Azzardo è sorte, è rischio, è pericolo, è avventura temeraria, è azione rischiosa. É anche avventatezza, audacia, sfacciataggine. Ma tutto questo risulta molto più comprensibile andando all'origine araba della parola, che a noi è arrivata attraverso il francese hasard: infatti az-zahr significava dado, e i più antichi giochi d'azzardo si facevano, appunto, con i dadi. Da az-zahr deriva anche zara, un gioco medievale con i dadi, diffuso in tutta Europa, citato anche da Dante. Il Tommaseo definisce Azzardo come “Caso e Cimento o Risico che dipende o pare dipenda dal caso”. Nel 1200 – aggiunge – dicevansi “lusores “ i dadi.

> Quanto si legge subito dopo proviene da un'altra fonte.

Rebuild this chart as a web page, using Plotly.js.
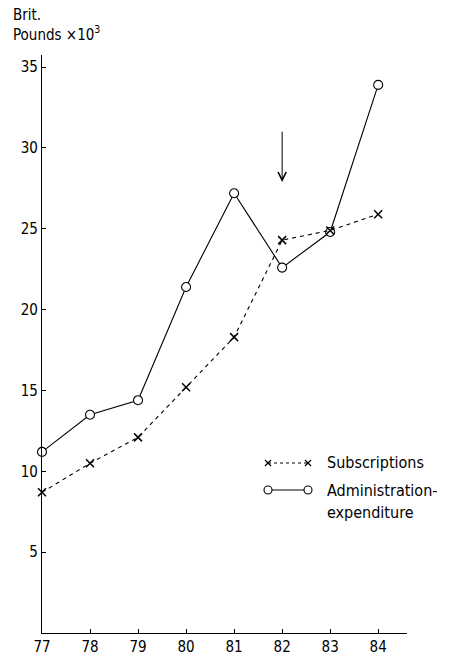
<!DOCTYPE html>
<html>
<head>
<meta charset="utf-8">
<script src="https://cdn.plot.ly/plotly-3.0.1.min.js"></script>
<style>html,body{margin:0;padding:0;background:#fff;}#chart{width:449px;height:656px;}</style>
</head>
<body>
<div id="chart"></div>
<script>
// ---- data ----
var years = [77, 78, 79, 80, 81, 82, 83, 84];
var subscriptions = [8.7, 10.5, 12.1, 15.2, 18.3, 24.3, 24.9, 25.9];
var administration = [11.2, 13.5, 14.4, 21.4, 27.2, 22.6, 24.8, 33.9];
var tickYears = [77, 78, 79, 80, 81, 82, 83, 84];
var tickYearLabels = ["77", "78", "79", "80", "81", "82", "83", "84"];
var tickValues = [5, 10, 15, 20, 25, 30, 35];
var tickValueLabels = ["5", "10", "15", "20", "25", "30", "35"];
var arrowYear = 82;
var arrowFrom = 31.1;
var arrowTo = 27.9;
var seriesNames = ["Subscriptions", "Administration-", "expenditure"];

// ---- layout helpers (pixel -> paper) ----
var W = 449, H = 656, L = 42, R = 42, T = 55, B = 23;
function px(x) { return (x - L) / (W - L - R); }
function py(y) { return (H - B - y) / (H - T - B); }

var FONT = "DejaVu Sans Condensed, Liberation Sans Narrow, DejaVu Sans, sans-serif";

var traces = [
  {
    x: years, y: administration, type: "scatter", mode: "lines+markers",
    name: "Administration-expenditure",
    line: {color: "#000", width: 1.1},
    marker: {symbol: "circle", size: 9, color: "#fff", line: {color: "#000", width: 1.1}},
    cliponaxis: false
  },
  {
    x: years, y: subscriptions, type: "scatter", mode: "lines+markers",
    name: "Subscriptions",
    line: {color: "#000", width: 1.1, dash: "4px,4px"},
    marker: {symbol: "x-thin-open", size: 8, color: "#000", line: {color: "#000", width: 1.5}},
    cliponaxis: false
  }
];

// legend drawn by hand
var shapes = [];
var lgX1 = 268, lgX2 = 308, lgY1 = 463, lgY2 = 490;
shapes.push({type: "line", xref: "paper", yref: "paper", x0: px(lgX1), x1: px(lgX2), y0: py(lgY1), y1: py(lgY1),
  line: {color: "#000", width: 1, dash: "3px,3px"}});
[lgX1, lgX2].forEach(function (cx) {
  shapes.push({type: "line", xref: "paper", yref: "paper", x0: px(cx - 3), x1: px(cx + 3), y0: py(lgY1 - 3), y1: py(lgY1 + 3), line: {color: "#000", width: 1.2}});
  shapes.push({type: "line", xref: "paper", yref: "paper", x0: px(cx - 3), x1: px(cx + 3), y0: py(lgY1 + 3), y1: py(lgY1 - 3), line: {color: "#000", width: 1.2}});
});
shapes.push({type: "line", xref: "paper", yref: "paper", x0: px(lgX1), x1: px(lgX2), y0: py(lgY2), y1: py(lgY2),
  line: {color: "#000", width: 1}});
[lgX1, lgX2].forEach(function (cx) {
  shapes.push({type: "circle", xref: "paper", yref: "paper", x0: px(cx - 4), x1: px(cx + 4), y0: py(lgY2 - 4), y1: py(lgY2 + 4),
    fillcolor: "#fff", line: {color: "#000", width: 1.1}});
});

var annotations = [
  {xref: "paper", yref: "paper", x: px(11), y: py(4), xanchor: "left", yanchor: "top", align: "left",
   showarrow: false, text: "Brit.<br>Pounds ×10<sup>3</sup>", font: {family: FONT, size: 15, color: "#000"}},
  {xref: "paper", yref: "paper", x: px(325), y: py(lgY1), xanchor: "left", yanchor: "middle",
   showarrow: false, text: seriesNames[0], font: {family: FONT, size: 16, color: "#000"}},
  {xref: "paper", yref: "paper", x: px(325), y: py(lgY2), xanchor: "left", yanchor: "middle",
   showarrow: false, text: seriesNames[1], font: {family: FONT, size: 16, color: "#000"}},
  {xref: "paper", yref: "paper", x: px(325), y: py(512), xanchor: "left", yanchor: "middle",
   showarrow: false, text: seriesNames[2], font: {family: FONT, size: 16, color: "#000"}},
  {x: arrowYear, y: arrowTo, xref: "x", yref: "y", ax: arrowYear, ay: arrowFrom, axref: "x", ayref: "y",
   showarrow: true, arrowhead: 5, arrowsize: 1.6, arrowwidth: 1, arrowcolor: "#000", text: ""}
];

var layout = {
  width: W, height: H,
  margin: {l: L, r: R, t: T, b: B, pad: 0},
  paper_bgcolor: "#fff", plot_bgcolor: "#fff",
  showlegend: false,
  font: {family: FONT, size: 14, color: "#000"},
  xaxis: {
    range: [77, 84.6], showgrid: false, zeroline: false,
    showline: true, linecolor: "#000", linewidth: 1.2,
    ticks: "inside", ticklen: 4, tickcolor: "#000", tickwidth: 1,
    tickvals: tickYears, ticktext: tickYearLabels,
    tickfont: {family: FONT, size: 15, color: "#000"}
  },
  yaxis: {
    range: [0, 35.75], showgrid: false, zeroline: false,
    showline: true, linecolor: "#000", linewidth: 1.2,
    ticks: "inside", ticklen: 4, tickcolor: "#000", tickwidth: 1,
    tickvals: tickValues, ticktext: tickValueLabels,
    tickfont: {family: FONT, size: 15, color: "#000"}
  },
  shapes: shapes,
  annotations: annotations
};

Plotly.newPlot("chart", traces, layout, {displayModeBar: false, staticPlot: true});
</script>
</body>
</html>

Parola latina identica ad azzardo è alea, che significa, appunto, dado, gioco di dadi, rischio, gioco di sorte. Voce che ha ritrovato spazio nell'ultimo secolo, e che in precedenza, come si evince dal confronto dei dizionari, era stata pressoché abbandonata. Al punto che il Panlessico alla voce Alea, si riferiva solo “all'antica capitale d'Arcadia, fondata da Alo” e “al soprannome di Giunone e di Minerva perché adorate in Alea”. La frase “alea iacta est” attribuita da Svetonio a Cesare, il quale l'avrebbe pronunciata dopo aver varcato il Rubicone, ha avuto fortuna nel suo significato di decisione presa senza poter tornare indietro. In italiano la traduzione corrente è: Il dado è tratto.
Ma quel “tratto”, participio passato di trarre (estrarre, togliere) risulta equivoco. Molto più comprensibile e immediato sarebbe dire il dado è “lanciato” o “gettato”, parole che sarebbero oltretutto le corrette traduzioni dal latino jactare.